The Thursday night I stop in to watch a meeting, the council members are discussing the Lion administration’s controversial plan to rename Har Nof, changing its name to “Neot Yosef” after Rav Ovadiah Yosef. It’s a move that has been opposed by many residents as both high-handed and politically motivated since is plays well to Lion’s backers in the Shas party.
Ofer Berkovitz of the council’s secular-liberal religious Hitorerut faction is a lightning rod for the young secular Jerusalemites who’ve come to watch the action.
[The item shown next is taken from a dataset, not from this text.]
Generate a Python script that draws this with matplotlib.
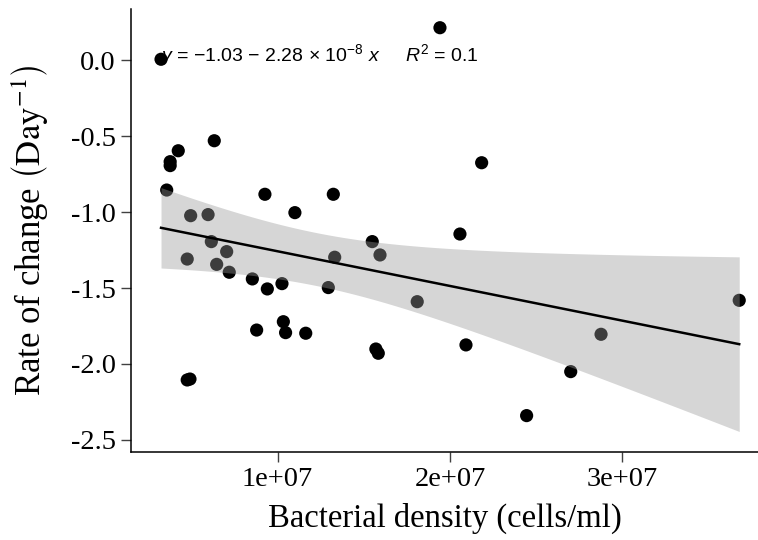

One tells Berkovitz privately, “you have to help us secular people in Yerushalayim,” and they jeer when Lion raises his voice to move forward with the council’s agenda.
A kippah-wearing opposition member with a heavy French accent makes a long speech about his reverence for Rav Ovadiah Yosef. “Maspik!” booms Moshe Lion as he grows impatient with the opposition’s foot-dragging.
Lion tells me later that because of Rav Ovadiah’s long association with the neighborhood, senior Shas figures asked for it to be renamed in his memory, but as mayor he won’t do anything against the will of the residents. “I’m going to think how to reconcile the two, both memorializing Rav Ovadiah and respecting the citizens,” he says.
It’s easy to see why the opposition doesn’t like Lion’s no-holds-barred style in the chair of the meeting, but the mayor has a quick reply when challenged about the gridlock in the city.
“It’s never taken one-and-a-half hours to move two miles in this city before,” claims Ofer Berkovitz. “You’ve left entire streets without sidewalks and you’re building much too quickly!”
Lion, nettled by the implication that he’s building to suit his political timetable, responds with a distilled version of his hard-charging philosophy as mayor: “I wish I could build quicker — better some short-term pain than a traffic jam for the next ten years!”
Moshe Lion might be a man of trains and buildings, numbers and classrooms, but he’s now a front-line warrior in a pandemic, responsible for a fractious city of nearly a million inhabitants.
When I make contact one day last week, he’s met the IDF Home Front command, inspected Magen David Adom ambulance facilities, met the city’s leading rabbanim to clarify instructions for the lockdown, met the heads of the city’s hospitals, recorded new phone messages for Yerushalmis, transferred money to organizations dispensing Pesach aid – and it’s only mid-afternoon.
As our first meeting ended in that distant pre-corona era, I’d left as Lion asked some aides, “What do you think, should we put it over the city entrance or in the Arena stadium?”, referring to the world’s largest mezuzah, which someone was apparently donating to Jerusalem.
Massive mezuzah, new train line, all Lion’s mega-projects to remake the city have been shelved.
But when the hundreds of workers return to the subterranean cavern in Jerusalem’s entrance, perhaps the giant complex they’re building will be a car-park for the masses who’ll come on Aliyah Le’Regel?